Charts and diagrams as code:
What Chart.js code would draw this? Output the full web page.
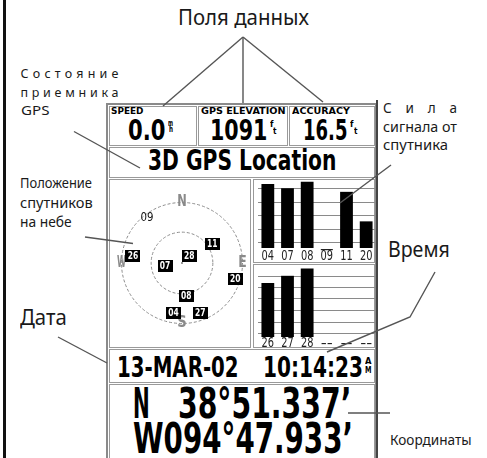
<!DOCTYPE html>
<html><head><meta charset="utf-8">
<script src="https://cdn.jsdelivr.net/npm/chart.js@4.4.1/dist/chart.umd.min.js"></script>
<style>
html,body{margin:0;padding:0;background:#fff;}
#root{position:relative;width:487px;height:458px;overflow:hidden;background:#fff;}
.abs{position:absolute;white-space:nowrap;}
.ann{font-family:"Noto Sans",sans-serif;font-weight:400;color:#1a1a1a;}
.scr{font-family:"DejaVu Sans",sans-serif;font-weight:700;color:#000;}
.pn{position:absolute;box-sizing:border-box;border:1px solid #9a9a9a;}
canvas{position:absolute;}
</style></head><body>
<div id="root">
  <div class="pn" style="left:106px;top:103px;width:271px;height:370px;border:2px solid #8a8a8a"></div>
  <div class="pn" style="left:109px;top:106px;width:88px;height:40px"></div>
  <div class="pn" style="left:198px;top:106px;width:90px;height:40px"></div>
  <div class="pn" style="left:289px;top:106px;width:86px;height:40px"></div>
  <div class="pn" style="left:109px;top:147px;width:266px;height:31px"></div>
  <div class="pn" style="left:109px;top:179px;width:142px;height:169px"></div>
  <div class="pn" style="left:253px;top:179px;width:122px;height:84px"></div>
  <div class="pn" style="left:253px;top:264px;width:122px;height:84px"></div>
  <div class="pn" style="left:109px;top:349px;width:266px;height:34px"></div>
  <div class="pn" style="left:109px;top:384px;width:266px;height:90px"></div>
  <div style="position:absolute;left:3px;top:0;width:3px;height:458px;background:#111"></div>
  <div style="position:absolute;left:376px;top:100px;width:2px;height:358px;background:#444"></div>
  <canvas id="sky" width="140" height="140" style="left:112px;top:193px;width:140px;height:140px"></canvas>
  <canvas id="barTop" width="118" height="86" style="left:258px;top:176px;width:118px;height:86px"></canvas>
  <canvas id="barBot" width="118" height="82" style="left:258px;top:265px;width:118px;height:82px"></canvas>
</div>
<script>
// ---------- data ----------
const skySats    = ['09','11','26','28','07','20','08','04','27'];
const skyX       = [-0.58, 0.50, -0.81, 0.12, -0.28, 0.88, 0.07, -0.14, 0.30];
const skyY       = [ 0.75, 0.32,  0.11, 0.11, -0.05, -0.27, -0.55, -0.83, -0.83];
const skyTracked = [false, true, true, true, true, true, true, true, true];
const skyRings   = [1, 0.51];
const compass    = ['N','E','S','W'];
const compassX   = [0, 1, 0, -1];
const compassY   = [1, 0, -1, 0];

const sigTopLabels = ['04','07','08','09','11','20'];
const sigTopValues = [89, 83, 92, 0, 78, 37];
const sigBotLabels = ['26','27','28','--','--','--'];
const sigBotValues = [75, 85, 95, 0, 0, 0];
const gridTop = [83, 64, 46, 27, 9];
const gridBot = [85, 70, 54, 38, 21, 5];
const untracked = ['09'];

const fieldLabels = ['SPEED','GPS ELEVATION','ACCURACY'];
const fieldValues = ['0.0','1091','16.5'];
const statusText = '3D GPS Location';
const dateText = '13-MAR-02';
const timeText = '10:14:23';
const latText = ['N','38°51.337’'];
const lonText = 'W094°47.933’';

// ---------- text helpers ----------
const root = document.getElementById('root');
function txt(o){
  const d = document.createElement('div');
  d.className = 'abs ' + o.cls;
  d.style.fontSize = o.size + 'px';
  d.style.lineHeight = o.lh;
  if (o.color) d.style.color = o.color;
  const s = document.createElement('span'); s.textContent = o.t;
  const st = document.createElement('span'); st.style.cssText = 'display:inline-block;width:0;height:0;';
  d.appendChild(s); d.appendChild(st);
  root.appendChild(d);
  const w = s.getBoundingClientRect().width;
  if (o.justify) {
    const n = [...o.t].length;
    s.style.letterSpacing = ((o.w - w) / (n - 1)) + 'px';
  } else if (o.w) {
    s.style.display = 'inline-block';
    s.style.transform = 'scaleX(' + (o.w / w) + ')';
    s.style.transformOrigin = '0 0';
    d.style.width = o.w + 'px';
  }
  const bo = st.offsetTop;
  const left = (o.cx !== undefined) ? o.cx - o.w / 2 : o.x;
  d.style.left = left + 'px';
  d.style.top = (o.y - bo) + 'px';
}
const ann = [
  {t:'Поля данных', cx:243, y:25, size:22, w:131},
  {t:'Состояние', x:20.5, y:78.3, size:12.5, w:98, justify:true},
  {t:'приемника', x:20.5, y:96.7, size:12.5, w:98, justify:true},
  {t:'GPS', x:20.5, y:115, size:12.5, w:28.5},
  {t:'Сила', x:383, y:113.3, size:13.5, w:74, justify:true},
  {t:'сигнала от', x:383, y:131.5, size:13.5, w:74},
  {t:'спутника', x:383, y:149.5, size:13.5, w:65},
  {t:'Положение', x:20, y:188.3, size:14, w:72},
  {t:'спутников', x:20, y:207.5, size:14, w:72.7},
  {t:'на небе', x:20, y:226.7, size:14, w:51.7},
  {t:'Дата', x:20, y:325, size:21, w:46.7},
  {t:'Время', x:388.3, y:256.5, size:21, w:61.7},
  {t:'Координаты', x:390, y:445, size:14, w:81.7}
];
ann.forEach(a => txt(Object.assign({cls:'ann', lh:'1'}, a)));
const scr = [
  {t:fieldLabels[0], x:110.5, y:113.5, size:9, w:32.5},
  {t:fieldLabels[1], x:200.5, y:113.5, size:9, w:84.5},
  {t:fieldLabels[2], x:292, y:113.5, size:9, w:58},
  {t:fieldValues[0], x:128.3, y:140, size:27.5, w:37.5},
  {t:fieldValues[1], x:210, y:140, size:27.5, w:57.5},
  {t:fieldValues[2], x:303.3, y:140, size:27.5, w:44.5},
  {t:'m', x:168, y:125.5, size:8, w:5}, {t:'h', x:168.5, y:132, size:8, w:4},
  {t:'f', x:269.5, y:127, size:8, w:3.5}, {t:'t', x:273, y:133.5, size:8, w:3.5},
  {t:'f', x:350, y:127, size:8, w:3.5}, {t:'t', x:354, y:133.5, size:8, w:3.5},
  {t:statusText, x:148.3, y:170, size:27.5, w:188.4},
  {t:dateText, x:116.7, y:376.7, size:27.5, w:121.6},
  {t:timeText, x:263.3, y:376.7, size:27.5, w:100},
  {t:'A', x:365, y:363.5, size:9, w:6.5}, {t:'M', x:365, y:373, size:9, w:6.5},
  {t:latText[0], x:133.3, y:418.3, size:43.5, w:16.7},
  {t:latText[1], x:178.3, y:418.3, size:43.5, w:173.4},
  {t:lonText, x:133.3, y:453.3, size:43.5, w:220}
];
scr.forEach(a => txt(Object.assign({cls:'scr', lh:'0.78'}, a)));

// leader lines
const svgNS = 'http://www.w3.org/2000/svg';
const svg = document.createElementNS(svgNS, 'svg');
svg.setAttribute('width', 487); svg.setAttribute('height', 458);
svg.style.cssText = 'position:absolute;left:0;top:0;';
const leaders = [
  [[243,37],[163,106]], [[243,37],[243,103]], [[243,37],[323,102]],
  [[74,131.5],[140,168]], [[391,165],[340,203]], [[85,237],[133,243.5]],
  [[58,337],[107,363]], [[435,272],[410,317],[327,352]], [[348,413],[390,413]]
];
leaders.forEach(p => {
  const pl = document.createElementNS(svgNS, 'polyline');
  pl.setAttribute('points', p.map(q => q.join(',')).join(' '));
  pl.setAttribute('fill', 'none'); pl.setAttribute('stroke', '#555'); pl.setAttribute('stroke-width', '1.4');
  svg.appendChild(pl);
});

// ---------- canvas helpers ----------
function fitText(ctx, text, x, y, w, align){
  const m = ctx.measureText(text).width;
  ctx.save(); ctx.translate(x, y); ctx.scale(w / m, 1);
  ctx.textAlign = align || 'center'; ctx.fillText(text, 0, 0); ctx.restore();
}
const compassW = [9.5, 8.5, 9.5, 9];

const skyPlugin = {
  id: 'skyDraw',
  beforeDatasetsDraw(chart){
    const {ctx, scales:{x, y}} = chart;
    const cx = x.getPixelForValue(0), cy = y.getPixelForValue(0);
    ctx.save();
    ctx.strokeStyle = '#8c8c8c'; ctx.lineWidth = 1; ctx.setLineDash([3,2]);
    skyRings.forEach(r => {
      const rad = x.getPixelForValue(r) - cx;
      ctx.beginPath(); ctx.arc(cx, cy, rad, 0, Math.PI * 2); ctx.stroke();
    });
    ctx.setLineDash([]);
    ctx.fillStyle = '#999'; ctx.fillRect(cx - 1, cy - 1, 2, 2);
    ctx.font = 'bold 15px "DejaVu Sans"'; ctx.textBaseline = 'middle'; ctx.fillStyle = '#8a8a8a';
    compass.forEach((c, i) => {
      fitText(ctx, c, x.getPixelForValue(compassX[i]), y.getPixelForValue(compassY[i]), compassW[i], 'center');
    });
    ctx.restore();
  },
  afterDatasetsDraw(chart){
    const ctx = chart.ctx, meta = chart.getDatasetMeta(0);
    ctx.save(); ctx.textBaseline = 'middle';
    meta.data.forEach((el, i) => {
      const px = el.x, py = el.y;
      if (skyTracked[i]) {
        ctx.fillStyle = '#000'; ctx.fillRect(Math.round(px - 7.5), Math.round(py - 6), 15, 12);
        ctx.fillStyle = '#fff'; ctx.font = 'bold 10px "DejaVu Sans"';
        fitText(ctx, skySats[i], px, py + 0.5, 10.5, 'center');
      } else {
        ctx.fillStyle = '#111'; ctx.font = '13px "DejaVu Sans"';
        fitText(ctx, skySats[i], px, py, 13, 'center');
      }
    });
    ctx.restore();
  }
};

new Chart(document.getElementById('sky'), {
  type: 'scatter',
  data: { datasets: [{ data: skyX.map((v, i) => ({x: v, y: skyY[i]})), pointRadius: 0 }] },
  options: {
    responsive: false, animation: false, events: [],
    layout: { padding: 0 },
    plugins: { legend: { display: false }, tooltip: { enabled: false } },
    scales: {
      x: { type: 'linear', min: -1.157, max: 1.157, display: false },
      y: { type: 'linear', min: -1.157, max: 1.157, display: false }
    }
  },
  plugins: [skyPlugin]
});

function makeBars(id, labels, values, grid, padBottom, labelOff){
  const plug = {
    id: 'sig' + id,
    beforeDatasetsDraw(chart){
      const {ctx, chartArea:a, scales:{y}} = chart;
      ctx.save(); ctx.strokeStyle = '#8a8a8a'; ctx.lineWidth = 1;
      grid.forEach(v => {
        const py = Math.round(y.getPixelForValue(v)) + 0.5;
        ctx.beginPath(); ctx.moveTo(a.left - 1, py); ctx.lineTo(a.right, py); ctx.stroke();
      });
      ctx.restore();
    },
    afterDatasetsDraw(chart){
      const {ctx, chartArea:a, scales:{x}} = chart;
      ctx.save(); ctx.fillStyle = '#222'; ctx.font = '14px "DejaVu Sans"'; ctx.textBaseline = 'alphabetic';
      labels.forEach((l, i) => {
        const px = x.getPixelForValue(i);
        if (l === '--') {
          fitText(ctx, l, px, a.bottom + labelOff + 1.5, 12, 'center');
        } else {
          fitText(ctx, l, px, a.bottom + labelOff, 12.5, 'center');
        }
        if (untracked.includes(l)) {
          ctx.fillRect(px - 6, a.bottom + 1, 12, 1.2);
        }
      });
      ctx.restore();
    }
  };
  new Chart(document.getElementById(id), {
    type: 'bar',
    data: { labels: labels, datasets: [{ data: values, backgroundColor: '#000', borderWidth: 0, barPercentage: 0.65, categoryPercentage: 1 }] },
    options: {
      responsive: false, animation: false, events: [],
      layout: { padding: { top: 0, bottom: padBottom, left: 0, right: 0 } },
      plugins: { legend: { display: false }, tooltip: { enabled: false } },
      scales: { x: { display: false }, y: { display: false, min: 0, max: 100 } }
    },
    plugins: [plug]
  });
}
makeBars('barTop', sigTopLabels, sigTopValues, gridTop, 14, 12);
makeBars('barBot', sigBotLabels, sigBotValues, gridBot, 10, 9.5);

root.appendChild(svg);
</script>
</body></html>
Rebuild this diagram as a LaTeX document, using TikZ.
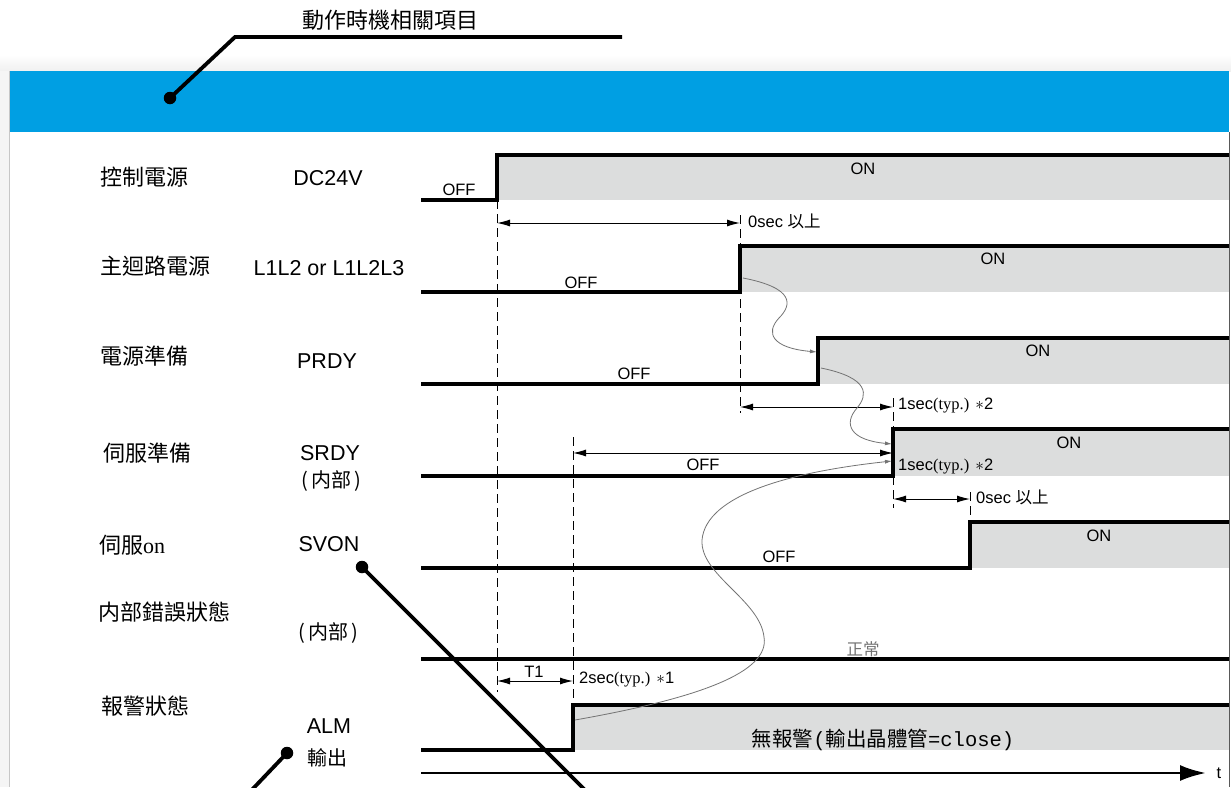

(What you have to do):
Identify the lines in the entries that hold "document" and return each one.

(Written answer):
const root = document.getElementById('root');
  const d = document.createElement('div');
  const s = document.createElement('span'); s.textContent = o.t;
  const st = document.createElement('span'); st.style.cssText = 'display:inline-block;width:0;height:0;';
const svg = document.createElementNS(svgNS, 'svg');
  const pl = document.createElementNS(svgNS, 'polyline');
new Chart(document.getElementById('sky'), {
  new Chart(document.getElementById(id), {
Rebuild this diagram as a LaTeX document, using TikZ.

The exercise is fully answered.